Everything Is an Afterthought: The Life and Writings of Paul Nelson by Kevin Avery

Reading this book moved me a lot more than I thought possible for a biography-cum-anthology of a music scribe's work -- especially one whose scrawl I'd barely read. Of Paul Nelson's writings, the only ones I remember vividly are the four articles he contributed to The Rolling Stone Illustrated History of Rock & Roll in 1976, on Bob Dylan (written in the form of a detective novel and withdrawn from the second edition of the book), Rod Stewart, folk-rock, and Lou Reed-David Bowie-Mott the Hoople.

But Nelson was one of _the guys_, and present at the creation to boot. Born in Minnesota, 1936, he established the template for rock criticism with his writings on folk music in the proto-fanzine Little Sandy Review. He gave the future Bob Dylan his first Woody Guthrie records (actually, Bobby Zimmerman _stole_ them, which he admits in his autobiography, although he only mentions Nelson's roommate and collaborator Jon Pankake in that connection), and quit Sing Out! magazine over the publication's lambasting of Dylan's plugging in at the 1965 Newport Folk Festival. His personal integrity remained sterling to the bitter end.

Nelson got the New York Dolls signed to Mercury Records, for whom he worked as a publicist and A&R man from 1970 to 1975 (recounted hilariously and at length in the self-interview "Looking Back"). He edited the Rolling Stone record review section from 1978 to 1982, then walked away from writing (and ultimately, music and decades' worth of friends) after clashing with publisher Jann Wenner over the section's direction, wound up working in a Manhattan video store, struggled financially, and died alone in his apartment, aged 70. When his body was found, he'd been dead for a week.

Nelson was a stereotypical gloomy Swede who had complicated relationships with his family, abandoned a wife and son, and pursued a series of unsuccessful romantic affairs. He had obsessive-compulsive tendencies, and struggled with dementia in his later years. He'd contract for work that he never delivered, a few of his pieces were recycled for publication more than once, and he labored for years on a never-completed screenplay. But he had a gift for intuiting an artist's intent and eloquently expressing that understanding. He loved cinema (Little Sandy Review could have been a movie rag but for a coin toss) and detective fiction, and his music writing was filled with allusions to the former and rendered in a painstakingly-crafted style that borrowed its taut, clean-lined lucidity from the latter.

Author Kevin Avery -- a Nelson Uberfan who's also compiled for publication his subject's extensive interviews with Clint Eastwood, conducted for an unwritten Rolling Stone feature on the screen icon and filmmaker -- recounts Nelson's life is as poignantly as Doug Simmons' 1991 Village Voice interview with ex-New York Dolls drummer Jerry Nolan (now downloadable as a PDF), or Josh Alan Friedman's Austin Chronicle piece on Keith Ferguson. He had access to all of Nelson's papers and associates.

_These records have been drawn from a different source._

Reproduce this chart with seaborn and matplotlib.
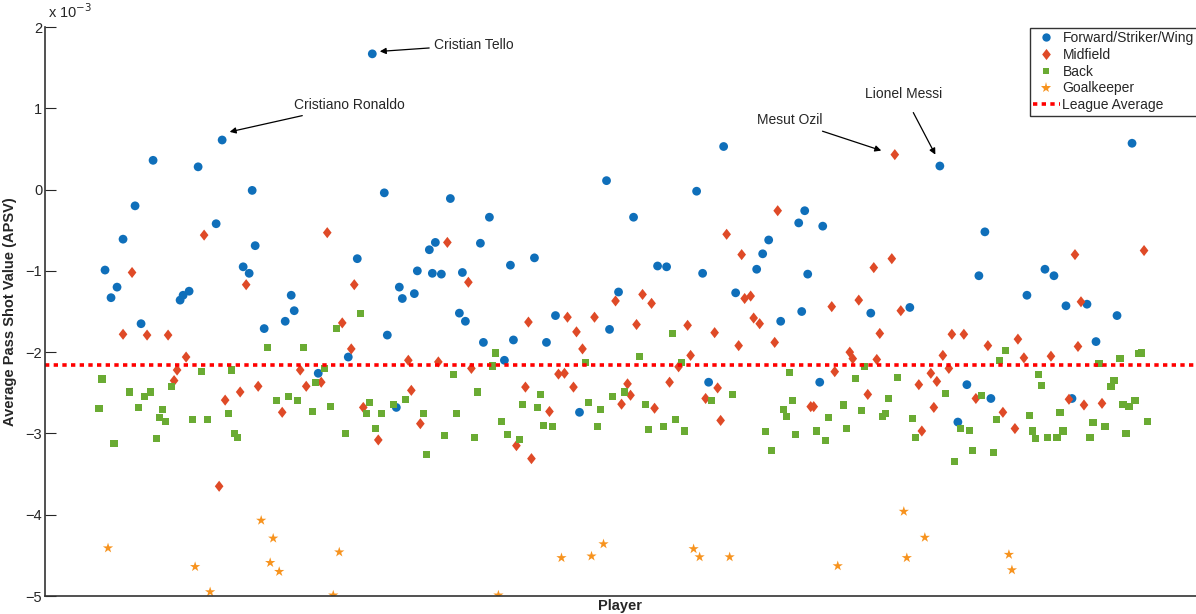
import numpy as np
import pandas as pd
import seaborn as sns
import matplotlib
matplotlib.use("Agg")
import matplotlib.pyplot as plt

# ---- data (APSV in units of 1e-3, x = player index) ----
fw_x = [15, 17, 19, 21, 25, 27, 31, 40, 41, 43, 46, 52, 54, 61, 63, 64, 65, 68, 75, 77,
        78, 86, 96, 99, 104, 108, 109, 112, 113, 114, 118, 119, 123, 124, 125, 127, 130, 133, 134, 135,
        140, 141, 143, 148, 150, 151, 158, 162, 165, 173, 182, 183, 186, 191, 199, 202, 212, 214, 216, 221,
        225, 232, 234, 236, 240, 246, 247, 248, 249, 253, 254, 270, 283, 293, 299, 302, 306, 308, 310, 322,
        328, 331, 335, 337, 342, 345, 352, 357]
fw_y = [-0.99, -1.33, -1.20, -0.61, -0.20, -1.65, 0.36, -1.36, -1.30, -1.25,
        0.28, -0.42, 0.61, -0.95, -1.03, -0.01, -0.69, -1.71, -1.62, -1.30,
        -1.49, -2.26, -2.06, -0.85, 1.67, -0.04, -1.79, -2.68, -1.20, -1.34,
        -1.28, -1.00, -0.74, -1.03, -0.65, -1.04, -0.11, -1.52, -1.02, -1.62,
        -0.66, -1.88, -0.34, -2.10, -0.93, -1.85, -0.84, -1.88, -1.55, -2.74,
        0.11, -1.72, -1.26, -0.34, -0.94, -0.95, -0.02, -1.03, -2.37, 0.53,
        -1.27, -0.98, -0.79, -0.62, -1.62, -0.41, -1.50, -0.26, -1.04, -2.37,
        -0.45, -1.52, -1.45, 0.29, -2.86, -2.40, -1.06, -0.52, -2.57, -1.30,
        -0.98, -1.06, -1.43, -2.57, -1.41, -1.87, -1.55, 0.57]

mf_x = [21, 24, 29, 36, 38, 39, 42, 48, 53, 55, 60, 62, 66, 74, 80, 82, 87, 89, 94, 97,
        98, 101, 106, 116, 117, 120, 126, 129, 136, 137, 152, 155, 156, 157, 163, 166, 168, 169, 171, 172,
        174, 178, 185, 187, 189, 190, 192, 194, 197, 198, 203, 206, 209, 210, 215, 218, 219, 220, 222, 226,
        227, 228, 230, 231, 233, 238, 239, 250, 251, 257, 258, 263, 264, 266, 269, 271, 272, 273, 277, 278,
        280, 286, 287, 290, 291, 292, 294, 296, 297, 301, 305, 309, 314, 318, 319, 321, 330, 336, 338, 339,
        340, 341, 347, 361]
mf_y = [-1.78, -1.02, -1.79, -1.79, -2.35, -2.22, -2.06, -0.56, -3.65, -2.59,
        -2.49, -1.17, -2.42, -2.74, -2.22, -2.42, -2.37, -0.53, -1.64, -1.96,
        -1.17, -2.68, -3.08, -2.10, -2.47, -2.88, -2.12, -0.65, -1.14, -2.20,
        -3.15, -2.43, -1.63, -3.31, -2.73, -2.27, -2.26, -1.57, -2.43, -1.75,
        -1.96, -1.57, -1.37, -2.64, -2.39, -2.53, -1.66, -1.29, -1.40, -2.69,
        -2.37, -2.18, -1.67, -2.04, -2.57, -1.76, -2.44, -2.84, -0.55, -1.92,
        -0.80, -1.34, -1.31, -1.58, -1.65, -1.88, -0.26, -2.67, -2.67, -1.44,
        -2.24, -2.00, -2.08, -1.36, -2.52, -0.96, -2.09, -1.77, -0.85, 0.43,
        -1.49, -2.40, -2.97, -2.26, -2.68, -2.36, -2.04, -2.20, -1.78, -1.78,
        -2.57, -1.92, -2.74, -2.94, -1.84, -2.07, -2.05, -2.58, -0.80, -1.93,
        -1.38, -2.65, -2.63, -0.75]

bk_x = [13, 14, 18, 23, 26, 28, 30, 32, 33, 34, 35, 37, 44, 47, 49, 56, 57, 58, 59, 69,
        72, 76, 79, 81, 84, 85, 88, 90, 92, 95, 100, 102, 103, 105, 107, 111, 115, 121, 122, 128,
        131, 132, 138, 139, 144, 145, 147, 149, 153, 154, 159, 160, 161, 164, 175, 176, 179, 180, 184, 188,
        193, 195, 196, 201, 204, 205, 207, 208, 217, 224, 235, 237, 241, 242, 243, 244, 245, 252, 255, 256,
        261, 262, 265, 267, 268, 274, 275, 276, 279, 284, 285, 295, 298, 300, 303, 304, 307, 311, 312, 313,
        315, 323, 324, 325, 326, 327, 329, 332, 333, 334, 343, 344, 346, 348, 350, 351, 353, 354, 355, 356,
        358, 359, 360, 362]
bk_y = [-2.69, -2.33, -3.12, -2.49, -2.68, -2.55, -2.49, -3.06, -2.80, -2.71,
        -2.85, -2.42, -2.83, -2.24, -2.83, -2.76, -2.22, -3.00, -3.05, -1.94,
        -2.59, -2.55, -2.59, -1.94, -2.73, -2.37, -2.20, -2.67, -1.71, -3.00,
        -1.53, -2.76, -2.62, -2.94, -2.75, -2.64, -2.58, -2.75, -3.26, -3.02,
        -2.27, -2.75, -3.05, -2.49, -2.17, -2.01, -2.85, -3.01, -3.08, -2.64,
        -2.68, -2.52, -2.90, -2.91, -2.13, -2.62, -2.92, -2.71, -2.55, -2.49,
        -2.05, -2.64, -2.95, -2.92, -1.77, -2.83, -2.13, -2.97, -2.59, -2.52,
        -2.98, -3.21, -2.70, -2.79, -2.25, -2.60, -3.01, -2.97, -3.09, -2.80,
        -2.65, -2.94, -2.32, -2.72, -2.18, -2.79, -2.75, -2.57, -2.31, -2.82,
        -3.05, -2.51, -3.34, -2.94, -2.96, -3.21, -2.53, -3.23, -2.83, -2.10,
        -1.98, -2.78, -2.97, -3.06, -2.28, -2.41, -3.05, -3.05, -2.74, -2.97,
        -3.05, -2.86, -2.14, -2.91, -2.42, -2.35, -2.08, -2.64, -3.00, -2.67,
        -2.59, -2.02, -2.01, -2.85]

gk_x = [16, 45, 50, 67, 70, 71, 73, 91, 93, 146, 167, 177, 181, 211, 213, 223, 259, 281, 282, 288, 316, 317]
gk_y = [-4.41, -4.64, -4.95, -4.07, -4.59, -4.29, -4.70, -4.99, -4.46, -4.99, -4.53,
        -4.51, -4.36, -4.42, -4.52, -4.52, -4.63, -3.96, -4.53, -4.28, -4.49, -4.68]

league_avg = -2.16

# name, player index, APSV, text position
callouts = [
    ("Cristian Tello", 104, 1.67, (124.5, 1.78)),
    ("Cristiano Ronaldo", 54, 0.61, (78, 1.04)),
    ("Mesut Ozil", 278, 0.43, (254, 0.85)),
    ("Lionel Messi", 293, 0.29, (268, 1.18)),
]

groups = ["Forward/Striker/Wing", "Midfield", "Back", "Goalkeeper"]
df = pd.concat([
    pd.DataFrame({"Player": fw_x, "APSV": fw_y, "Position": groups[0]}),
    pd.DataFrame({"Player": mf_x, "APSV": mf_y, "Position": groups[1]}),
    pd.DataFrame({"Player": bk_x, "APSV": bk_y, "Position": groups[2]}),
    pd.DataFrame({"Player": gk_x, "APSV": gk_y, "Position": groups[3]}),
], ignore_index=True)

# diamond a bit slimmer than matplotlib's 'D'
diamond = [(0, 1), (0.78, 0), (0, -1), (-0.78, 0), (0, 1)]

colors = {groups[0]: "#0F6FBA", groups[1]: "#DF4A27", groups[2]: "#6AAB33", groups[3]: "#F7931E"}
markers = {groups[0]: "o", groups[1]: diamond, groups[2]: "s", groups[3]: "*"}
sizes = {groups[0]: 40, groups[1]: 64, groups[2]: 26, groups[3]: 60}
leg_ms = {groups[0]: 6, groups[1]: 8, groups[2]: 5, groups[3]: 8}

sns.set_style("white")
plt.rcParams['font.family'] = ['Liberation Sans', 'DejaVu Sans']

fig = plt.figure(figsize=(11.96, 6.14), dpi=100)
ax = fig.add_axes([0.0376, 0.0293, 0.9624, 0.9267])

handles = []
for g in groups:
    sub = df[df["Position"] == g]
    sns.scatterplot(data=sub, x="Player", y="APSV", color=colors[g], s=sizes[g],
                    marker=markers[g], edgecolor="none", linewidth=0, ax=ax, legend=False)
    handles.append(plt.Line2D([], [], linestyle="none", marker=markers[g], color=colors[g],
                              markersize=leg_ms[g], markeredgewidth=0, label=g))

ax.axhline(league_avg, color="#FF0000", linestyle=(0, (1.2, 1.2)), linewidth=2.6)
handles.append(plt.Line2D([], [], color="#FF0000", linestyle=(0, (1.2, 1.2)), linewidth=2.6,
                          label="League Average"))

arrow_kw = dict(arrowstyle="-|>", color="black", lw=0.9, shrinkB=0, mutation_scale=9)
for name, px, py, (tx, ty) in callouts:
    if name == "Lionel Messi":
        ax.annotate(name, xy=(px - 1.5, py + 0.14), xytext=(tx, ty), fontsize=10,
                    ha="left", va="center", arrowprops=dict(shrinkA=7, **arrow_kw))
    else:
        dx = {"Cristian Tello": 2.5, "Cristiano Ronaldo": 2.5, "Mesut Ozil": -4.5}[name]
        dy = {"Cristian Tello": 0.03, "Cristiano Ronaldo": 0.10, "Mesut Ozil": 0.05}[name]
        ha = "right" if name == "Mesut Ozil" else "left"
        ax.annotate(name, xy=(px + dx, py + dy), xytext=(tx, ty), fontsize=10,
                    ha=ha, va="center", arrowprops=dict(shrinkA=1, **arrow_kw))

ax.set_xlim(-5, 378.3)
ax.set_ylim(-5, 2)
ax.set_yticks(range(-5, 3))
ax.set_yticklabels([str(v).replace("-", "\u2212") for v in range(-5, 3)], fontsize=10.5)
ax.set_xticks([])
ax.tick_params(axis="y", direction="in", length=8, width=0.8, pad=2, left=True)
for side in ["top", "right"]:
    ax.spines[side].set_visible(False)
for side in ["left", "bottom"]:
    ax.spines[side].set_color("#333333")
    ax.spines[side].set_linewidth(1.2)

ax.set_xlabel("Player", fontsize=10.5, fontweight="bold", labelpad=2)
ax.set_ylabel("Average Pass Shot Value (APSV)", fontsize=10.5, fontweight="bold", labelpad=6)

fig.text(0.040, 0.965, "x 10$^{-3}$", fontsize=10.5, ha="left", va="bottom")

leg = fig.legend(handles=handles, loc="upper left", bbox_to_anchor=(0.861, 0.955),
                 fontsize=10, frameon=True, fancybox=False, edgecolor="black",
                 borderpad=0.25, labelspacing=0.2, handlelength=1.9, handletextpad=0.2,
                 borderaxespad=0)
leg.get_frame().set_linewidth(1.0)

fig.savefig("out.png", dpi=100)
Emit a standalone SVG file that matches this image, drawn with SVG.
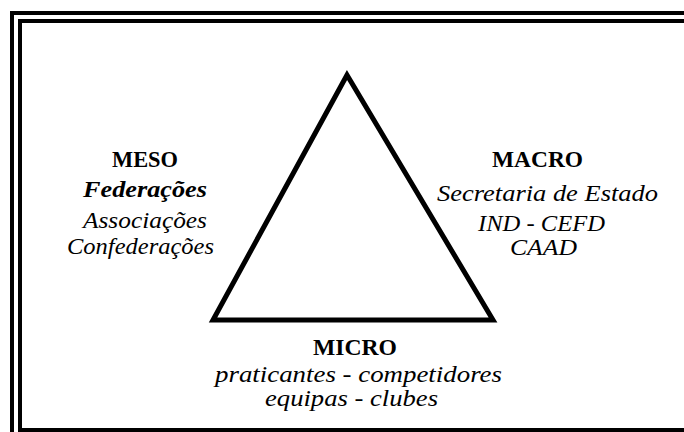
<svg xmlns="http://www.w3.org/2000/svg" width="684" height="432" viewBox="0 0 684 432">
<style>
.hd{font-family:"Liberation Serif","Times New Roman",serif;font-weight:bold;font-size:23px;fill:#000}
.it{font-family:"Liberation Serif","Times New Roman",serif;font-style:italic;font-size:23px;fill:#000}
.bi{font-family:"Liberation Serif","Times New Roman",serif;font-style:italic;font-weight:bold;font-size:23px;fill:#000}
.frame{fill:#000}
</style>
<rect width="684" height="432" fill="#fff"/>
<g id="frame" class="frame">
<rect x="10" y="11" width="674" height="4"/>
<rect x="10" y="11" width="4" height="421"/>
<rect x="18" y="19" width="666" height="4"/>
<rect x="18" y="19" width="4" height="413"/>
<rect x="18" y="428" width="666" height="4"/>
</g>
<g id="triangle">
<polygon points="347,75 213,320 493,320" fill="none" stroke="#000" stroke-width="5"/>
</g>
<g id="meso">
<text class="hd" x="112" y="167" textLength="66" lengthAdjust="spacingAndGlyphs">MESO</text>
<text class="bi" x="83" y="197" textLength="124" lengthAdjust="spacingAndGlyphs">Federações</text>
<text class="it" x="83" y="228" textLength="124" lengthAdjust="spacingAndGlyphs">Associações</text>
<text class="it" x="67" y="254" textLength="147" lengthAdjust="spacingAndGlyphs">Confederações</text>
</g>
<g id="macro">
<text class="hd" x="492" y="167" textLength="91" lengthAdjust="spacingAndGlyphs">MACRO</text>
<text class="it" x="437" y="201" textLength="221" lengthAdjust="spacingAndGlyphs">Secretaria de Estado</text>
<text class="it" x="478" y="231" textLength="127" lengthAdjust="spacingAndGlyphs">IND - CEFD</text>
<text class="it" x="510" y="255" textLength="67" lengthAdjust="spacingAndGlyphs">CAAD</text>
</g>
<g id="micro">
<text class="hd" x="313" y="355" textLength="84" lengthAdjust="spacingAndGlyphs">MICRO</text>
<text class="it" x="215" y="382" textLength="287" lengthAdjust="spacingAndGlyphs">praticantes - competidores</text>
<text class="it" x="265" y="406" textLength="173" lengthAdjust="spacingAndGlyphs">equipas - clubes</text>
</g>
<g id="connectors"></g>
</svg>
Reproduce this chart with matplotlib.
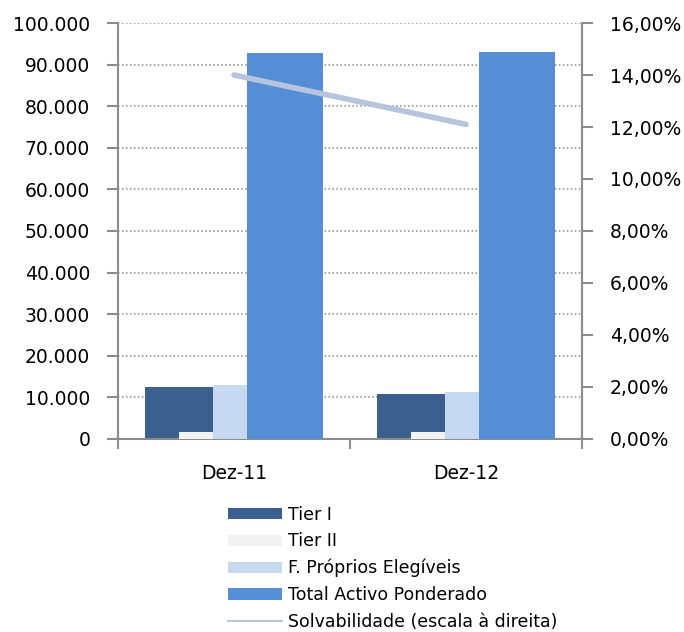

Avery recounts Nelson's memorial service, where writer Anthony DeCurtis decried his colleague's winding up working in a video store, to which Nelson's friend Michael Seidenberg responded, "I think all you guys just get nervous that this can happen to you." Part of why I find Nelson's story so disturbingly resonant, I have to admit, is that I see something of myself in him (although he accomplished significantly more and operated on a more highly exalted plain than your humble chronicler o' events), and something of my father (who spent the last 30 years of his life working on an academic paper that was never completed, let alone published).

And part of why I didn't read Nelson more extensively back in the day is because he, like most of his contemporaries (save St. Lester), was more concerned with the primacy of the text than with the way things _sounded_. He violated the journalistic taboo against getting close to the subject, and made friends of performers like Jackson Browne, Rod Stewart, and Warren Zevon -- which meant that he was able to achieve a depth of insight not available to conventional interviewers. I just didn't happen to have any interest in those people back then, although I can see the magnitude of his achievement, reading those pieces now.

The ones that stand out the most for me -- besides the aforementioned Mercury reminiscence -- are the Dylan piece from the Rolling Stone book; a retrospective of the New York Dolls' meteoric rise and fall, penned for the Village Voice a month after their demise; and Nelson's harrowing account -- written for Rolling Stone over months and finally run in a truncated form that devastated its author -- of Warren Zevon's struggle with alcoholism. (Now I'm going to have to seek out a copy of the the Rod Stewart book Nelson collaborated on with St. Lester, to read their conversation "Two Jewish Mothers Pose As Rock Critics.") You might have different favorites, if you care more about, say, Jackson Browne or Bruce Springsteen than I do. But if you care enough about music criticism to be reading this blog, you owe it to yourself to pick up a copy of Everything Is an Afterthought.


Anonymous Anonymous said...

With all the talk about St. Lester as the only person who cared about sound, you--and too many others--forget about Robert Palmer, who knew more about music than all of his peers combined.